Ik was vorig jaar betrokken bij onderzoek naar de mentale gezondheid van jongeren van 12-25 jaar (RIVM, 2019). Studenten vertelden over de druk die zij voelen om aan het perfecte plaatje van social media en hun ouders te voldoen: avontuurlijk en aantrekkelijk zijn, studie in één keer halen, en dan ook nog het #yolo-studentenleven met biertjes voor drie euro. Die stress wordt erger door financiële druk. Veel jongvolwassenen moeten werken om hun opleiding te kunnen betalen, en hoe langer je over je studie doet, hoe duurder het is. Ik voel die spanning in de klas. Studenten staan me soms huilend op te wachten omdat ze een opdracht niet af hebben of ze bang zijn iets niet te snappen of een tentamen niet te halen. Ze willen meer uitleg, meer voorbeelden, meer oefenvragen. En minder lezen.
Studenten staan me soms huilend op te wachten omdat ze een opdracht niet af hebben
Digitalisering lijkt een oplossing voor veel problemen in het hoger onderwijs, want het maakt onderwijs flexibeler. Het is fijn dat studenten lessen op afstand kunnen volgen en elk moment terug kunnen kijken; dat ze online toegang hebben tot onderwijsmateriaal en hun cijfers direct kunnen inzien. Zo kunnen ze werken naast hun studie of ‘s nachts een college terugkijken. En daarbij: YouTube legt soms beter uit dan een vage professor. Studenten wíllen tech.

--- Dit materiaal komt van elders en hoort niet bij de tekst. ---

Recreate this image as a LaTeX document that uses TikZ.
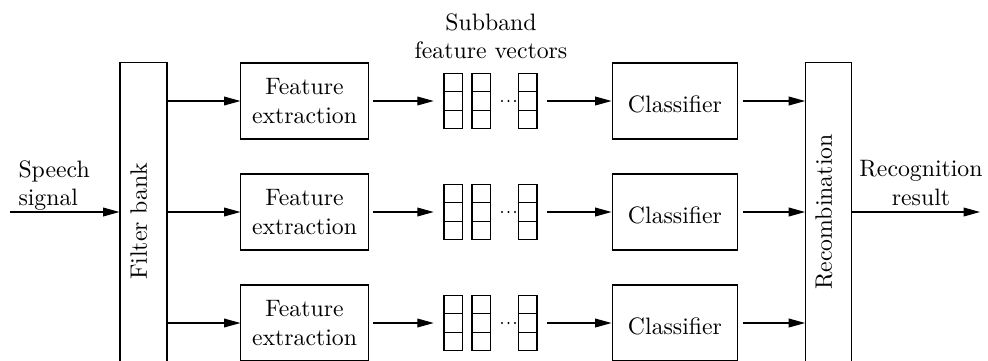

Maar toch: is tech niet gewoon symptoombestrijding? De tech industrie biedt namelijk individuele oplossingen (digitale leeromgevingen, anti-stress apps) voor structurele problemen. Hoe meer we het hoger onderwijs digitaliseren, hoe meer we maatschappelijke issues zoals prestatiedruk, ongelijkheid in toegang tot onderwijs, en slechte onderwijskwaliteit verdoezelen. Tegelijk verrijkt die industrie zich met het commercialiseren van basisbehoeftes zoals erkenning en goedkeuring, wat leidt tot méér prestatiedruk en méér stress. Techbedrijven en hun aandeelhouders veroorzaken zo problemen in het hoger onderwijs, waar ze vervolgens zelf de oplossing voor bieden. Een ultiem verdienmodel dat onze afhankelijkheid van technologie effectief in stand houdt.
Techbedrijven veroorzaken problemen in het hoger onderwijs, waar ze vervolgens zelf de oplossing voor bieden.
Ik zie onder collega’s nog weinig kritiek op tech in het onderwijs, en dat vind ik jammer. We zijn als docenten onvoldoende voorbereid op die toenemende stress. Voor we het weten zien we mindfulness-apps, robot-docenten en een 24-uurs onderwijseconomie als de oplossing voor slechte leerervaringen. Die vicieuze cirkel moeten we vermijden.
Dus ik radicaliseer: ik wil minder online leeromgevingen, minder laptops, minder perfecte plaatjes. Meer pen en papier, meer gesprekken, meer echt contact. Zodat ik studenten niet hoef te leren hoe ze hun tentamen halen, maar hoe ze de stof kunnen begrijpen. Omdat ik studenten wil die niet gestrest zijn. Want als mijn studenten het niet meer leuk vinden, dan vind ik het ook niet meer leuk.